JOB: Return the data exactly, with all pictures removed.
· · · · ·
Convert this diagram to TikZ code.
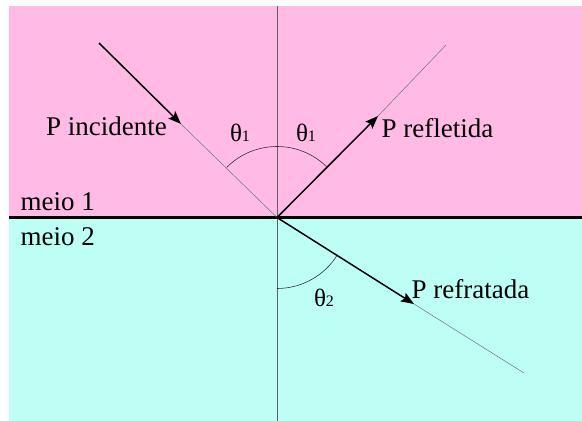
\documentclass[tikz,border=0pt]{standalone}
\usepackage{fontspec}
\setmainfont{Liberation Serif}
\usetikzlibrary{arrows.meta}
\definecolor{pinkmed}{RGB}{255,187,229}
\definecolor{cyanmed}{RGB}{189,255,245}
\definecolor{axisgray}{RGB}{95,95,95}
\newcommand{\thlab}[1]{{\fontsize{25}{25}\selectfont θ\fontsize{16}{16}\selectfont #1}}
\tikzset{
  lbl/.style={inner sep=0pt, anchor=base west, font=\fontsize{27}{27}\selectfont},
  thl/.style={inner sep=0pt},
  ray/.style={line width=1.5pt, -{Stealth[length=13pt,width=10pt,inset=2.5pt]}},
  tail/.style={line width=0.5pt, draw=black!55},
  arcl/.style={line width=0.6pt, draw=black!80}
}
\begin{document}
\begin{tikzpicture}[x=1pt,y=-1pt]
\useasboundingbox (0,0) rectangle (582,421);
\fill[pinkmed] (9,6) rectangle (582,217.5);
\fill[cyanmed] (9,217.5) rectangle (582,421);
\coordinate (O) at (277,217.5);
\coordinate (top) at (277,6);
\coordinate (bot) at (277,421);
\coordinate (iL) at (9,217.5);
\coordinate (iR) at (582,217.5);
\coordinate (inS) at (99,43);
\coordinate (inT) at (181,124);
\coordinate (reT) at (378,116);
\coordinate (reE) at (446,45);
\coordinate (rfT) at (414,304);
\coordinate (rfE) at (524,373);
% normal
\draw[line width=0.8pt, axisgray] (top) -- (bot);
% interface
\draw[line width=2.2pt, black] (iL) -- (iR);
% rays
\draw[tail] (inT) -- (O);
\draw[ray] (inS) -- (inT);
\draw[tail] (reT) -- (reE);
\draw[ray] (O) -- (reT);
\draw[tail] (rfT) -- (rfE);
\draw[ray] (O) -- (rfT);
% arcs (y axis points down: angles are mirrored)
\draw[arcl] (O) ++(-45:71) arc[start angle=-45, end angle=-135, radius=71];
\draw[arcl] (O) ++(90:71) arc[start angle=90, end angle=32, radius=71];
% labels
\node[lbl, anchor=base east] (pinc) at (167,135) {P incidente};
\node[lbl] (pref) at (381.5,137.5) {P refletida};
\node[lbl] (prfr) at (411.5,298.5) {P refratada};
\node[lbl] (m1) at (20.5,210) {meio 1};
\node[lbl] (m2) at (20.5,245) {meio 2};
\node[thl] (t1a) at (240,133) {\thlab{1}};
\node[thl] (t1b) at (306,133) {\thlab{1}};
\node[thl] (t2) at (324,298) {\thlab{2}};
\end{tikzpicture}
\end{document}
· · · · ·
TASK RESPONSE:
Convert this diagram to TikZ code.
\documentclass[tikz,border=0pt]{standalone}
\usepackage{fontspec}
\setmainfont{Liberation Serif}
\usetikzlibrary{arrows.meta}
\definecolor{pinkmed}{RGB}{255,187,229}
\definecolor{cyanmed}{RGB}{189,255,245}
\definecolor{axisgray}{RGB}{95,95,95}
\newcommand{\thlab}[1]{{\fontsize{25}{25}\selectfont θ\fontsize{16}{16}\selectfont #1}}
\tikzset{
  lbl/.style={inner sep=0pt, anchor=base west, font=\fontsize{27}{27}\selectfont},
  thl/.style={inner sep=0pt},
  ray/.style={line width=1.5pt, -{Stealth[length=13pt,width=10pt,inset=2.5pt]}},
  tail/.style={line width=0.5pt, draw=black!55},
  arcl/.style={line width=0.6pt, draw=black!80}
}
\begin{document}
\begin{tikzpicture}[x=1pt,y=-1pt]
\useasboundingbox (0,0) rectangle (582,421);
\fill[pinkmed] (9,6) rectangle (582,217.5);
\fill[cyanmed] (9,217.5) rectangle (582,421);
\coordinate (O) at (277,217.5);
\coordinate (top) at (277,6);
\coordinate (bot) at (277,421);
\coordinate (iL) at (9,217.5);
\coordinate (iR) at (582,217.5);
\coordinate (inS) at (99,43);
\coordinate (inT) at (181,124);
\coordinate (reT) at (378,116);
\coordinate (reE) at (446,45);
\coordinate (rfT) at (414,304);
\coordinate (rfE) at (524,373);
% normal
\draw[line width=0.8pt, axisgray] (top) -- (bot);
% interface
\draw[line width=2.2pt, black] (iL) -- (iR);
% rays
\draw[tail] (inT) -- (O);
\draw[ray] (inS) -- (inT);
\draw[tail] (reT) -- (reE);
\draw[ray] (O) -- (reT);
\draw[tail] (rfT) -- (rfE);
\draw[ray] (O) -- (rfT);
% arcs (y axis points down: angles are mirrored)
\draw[arcl] (O) ++(-45:71) arc[start angle=-45, end angle=-135, radius=71];
\draw[arcl] (O) ++(90:71) arc[start angle=90, end angle=32, radius=71];
% labels
\node[lbl, anchor=base east] (pinc) at (167,135) {P incidente};
\node[lbl] (pref) at (381.5,137.5) {P refletida};
\node[lbl] (prfr) at (411.5,298.5) {P refratada};
\node[lbl] (m1) at (20.5,210) {meio 1};
\node[lbl] (m2) at (20.5,245) {meio 2};
\node[thl] (t1a) at (240,133) {\thlab{1}};
\node[thl] (t1b) at (306,133) {\thlab{1}};
\node[thl] (t2) at (324,298) {\thlab{2}};
\end{tikzpicture}
\end{document}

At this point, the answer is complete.